Second Year Paper/Qualifying Exam
In the second year of the program, each student should pursue an original research paper under the supervision of a faculty member. An initial draft of these papers, which will become the first chapter (paper) in the dissertation, should be submitted to the faculty by November 1 of the third year. Students will present these papers in both the PhD Student Research Workshop and the Organizations and Management Seminar in the fall or winter of the third year.
Dissertation
Admission to candidacy: Once students have completed their coursework, first-year paper and qualifying exam, they may apply for admission to candidacy. As part of this application, students must submit a proposal for their planned dissertation. Admission to candidacy depends on a comprehensive review of the student’s performance by the faculty; completion of the requirements listed above does not guarantee admission. Students must be admitted to candidacy prior to their fourth year in the program.

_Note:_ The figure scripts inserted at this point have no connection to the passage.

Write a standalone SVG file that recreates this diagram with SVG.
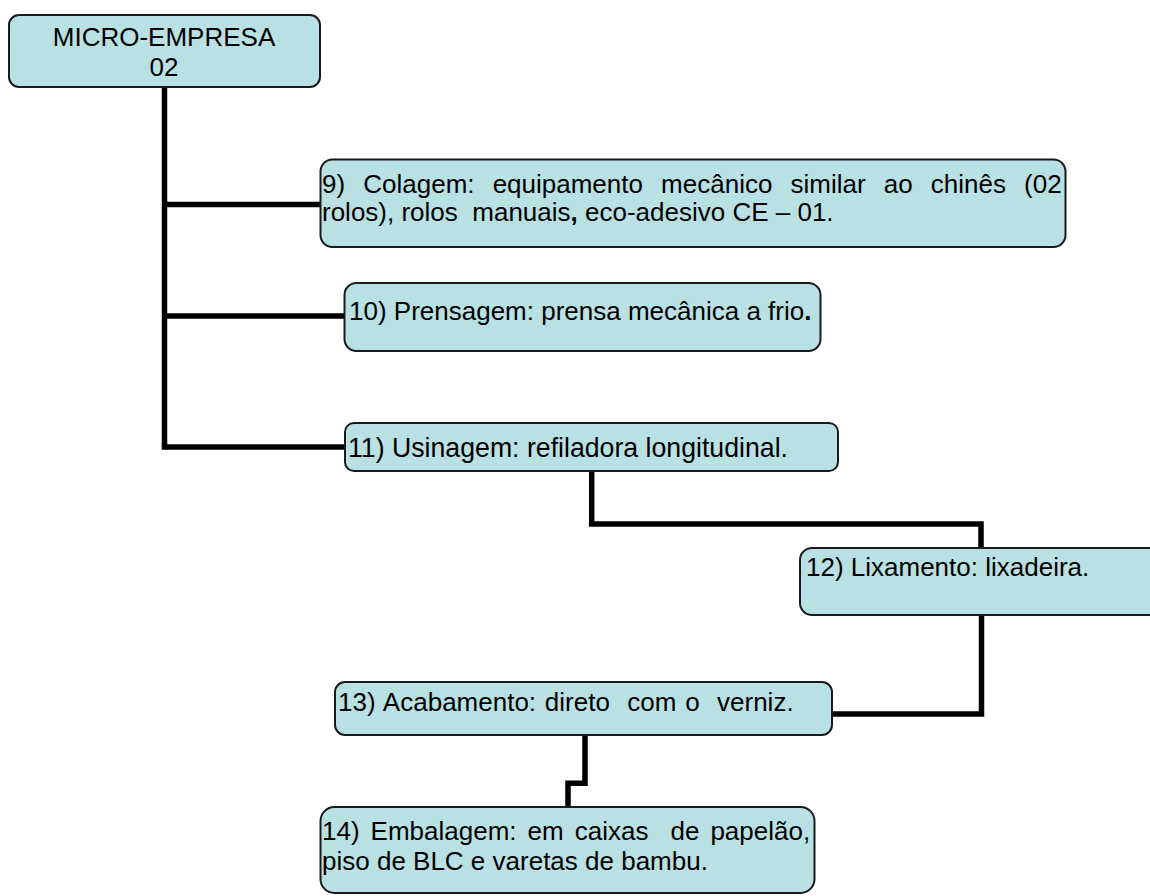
<svg xmlns="http://www.w3.org/2000/svg" width="1150" height="896" viewBox="0 0 1150 896">
<style>
.box{fill:#b9e1e4;stroke:#1a1a1a;stroke-width:2}
.t{font-family:"Liberation Sans",Arial,sans-serif;font-size:26px;fill:#000;white-space:pre}
.c{fill:none;stroke:#000;stroke-width:5.5;stroke-linejoin:miter;stroke-linecap:butt}
</style>
<rect width="1150" height="896" fill="#fff"/>
<g id="connectors">
<path class="c" d="M164.5,87 V447"/>
<path class="c" d="M164.5,204.5 H320"/>
<path class="c" d="M164.5,316 H345"/>
<path class="c" d="M164.5,444.5 V447 H345"/>
<path class="c" d="M591.7,471 V524 H981 V548"/>
<path class="c" d="M981.5,615 V714 H832"/>
<path class="c" d="M585,735 V783.3 H568 V807"/>
</g>
<g id="n1">
<rect class="box" x="9" y="15" width="311" height="72" rx="10"/>
<text class="t" x="164" y="46" text-anchor="middle">MICRO-EMPRESA</text>
<text class="t" x="164" y="76" text-anchor="middle">02</text>
</g>
<g id="n9">
<rect class="box" x="320.5" y="159.5" width="745" height="87.5" rx="12"/>
<text class="t" x="322" y="193" style="word-spacing:10.9px">9) Colagem: equipamento mecânico similar ao chinês (02</text>
<text class="t" x="322" y="221">rolos), rolos  manuais<tspan font-weight="bold">,</tspan> eco-adesivo CE – 01.</text>
</g>
<g id="n10">
<rect class="box" x="344.5" y="283" width="476" height="68" rx="12"/>
<text class="t" x="349" y="320">10) Prensagem: prensa mecânica a frio<tspan font-weight="bold">.</tspan></text>
</g>
<g id="n11">
<rect class="box" x="345" y="423" width="493" height="48" rx="9"/>
<text class="t" x="348" y="457" style="font-size:28px" textLength="440" lengthAdjust="spacingAndGlyphs">11) Usinagem: refiladora longitudinal.</text>
</g>
<g id="n12">
<rect class="box" x="800" y="548" width="380" height="67" rx="12"/>
<text class="t" x="806" y="576">12) Lixamento: lixadeira.</text>
</g>
<g id="n13">
<rect class="box" x="335" y="682" width="497" height="53" rx="10"/>
<text class="t" x="338" y="711" style="word-spacing:1.5px">13) Acabamento: direto  com o  verniz.</text>
</g>
<g id="n14">
<rect class="box" x="320.5" y="807" width="494" height="86" rx="14"/>
<text class="t" x="322" y="840" style="word-spacing:3.8px">14) Embalagem: em caixas  de papelão,</text>
<text class="t" x="322" y="870">piso de BLC e varetas de bambu.</text>
</g>
</svg>
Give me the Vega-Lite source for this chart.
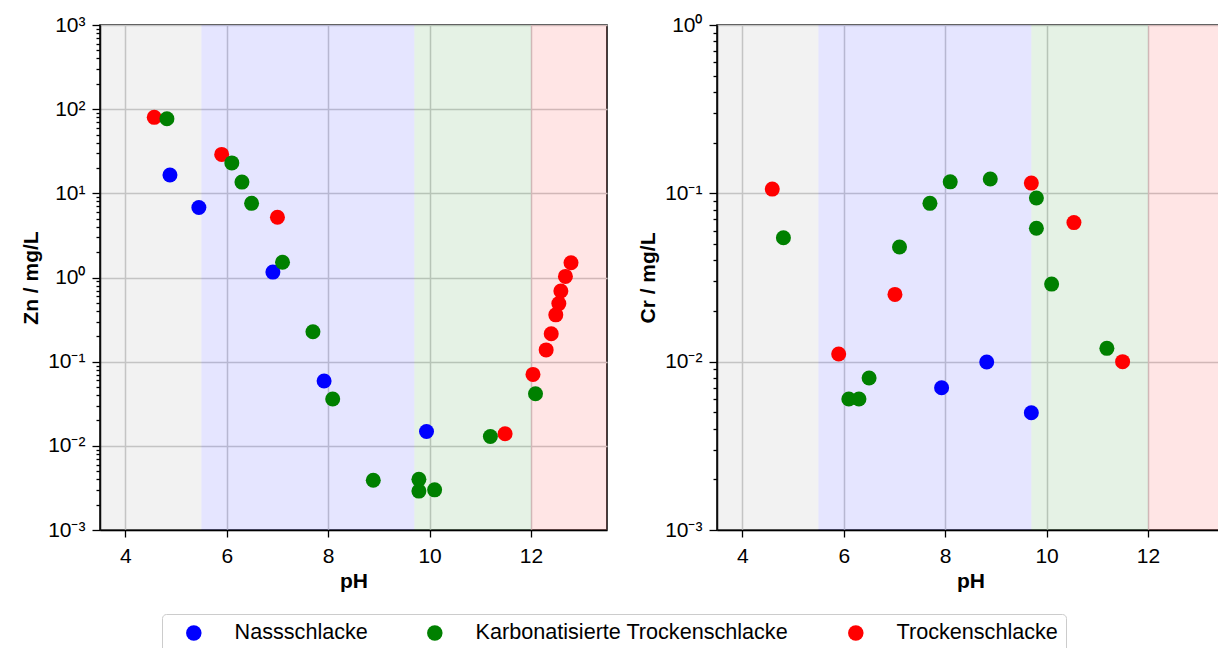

By the fall of year four, students should propose ideas for the second and third chapters of their dissertation and form a four-person dissertation committee to advise this research. Admission to candidacy will depend on approval of this proposed plan of study as well as a comprehensive review of the students progress on the elements detailed above. Students will generally present progress on these papers in the PhD Student Research Workshop on an annual basis.